Pumpkin Cocktails That Don't Suck

We’re not off our gourd: these autumnal squash drinks are actually delicious.

From lattes and cookies to lotion and candles, you can’t escape pumpkin spice this time of year. Whether you adore or abhor the autumnal blend of cinnamon, nutmeg, clove and ginger, it can get to be a bit too much. After you’ve donned that cozy sweater and felt the leaves crunch under your boots on that walk to the patch to find that perfect orange orb, mix up these cocktails that let the vegetable--not just the spices--shine.

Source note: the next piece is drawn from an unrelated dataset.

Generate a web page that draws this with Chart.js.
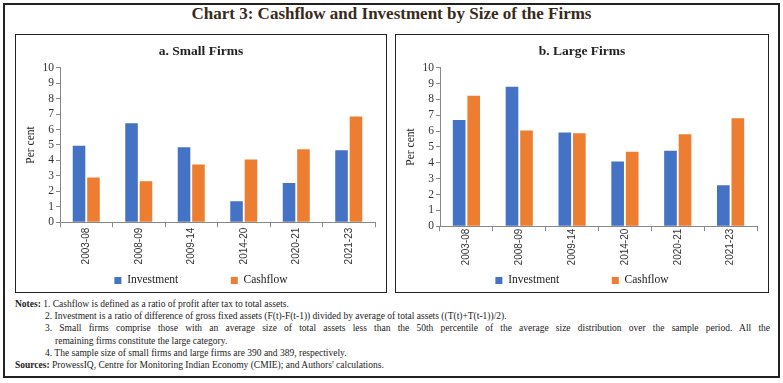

Halloween is the perfect excuse to mix these up!

Jack and Sally

Recipe courtesy of Nickel & Diner, New York, NY

courtesy Nickel & Diner

courtesy Nickel & Diner

"The Jack and Sally is the perfect fall libation with unique, global flavors,” says operating partner Selwyn Chan. “The smokiness of the mezcal contrasts the the sweetness of the cinnamon syrup and the richness of the pumpkin butter to create a perfectly balanced cocktail, with nutmeg as the quintessential autumn cocktail garnish.” Mezcal, the traditional agave spirit of Oaxaca, Mexico, where Day of the Dead (Día de los Muertos) celebrations are most festively celebrated, makes this a worthy cocktail to serve in remembrance of loved ones during this harvest season festival.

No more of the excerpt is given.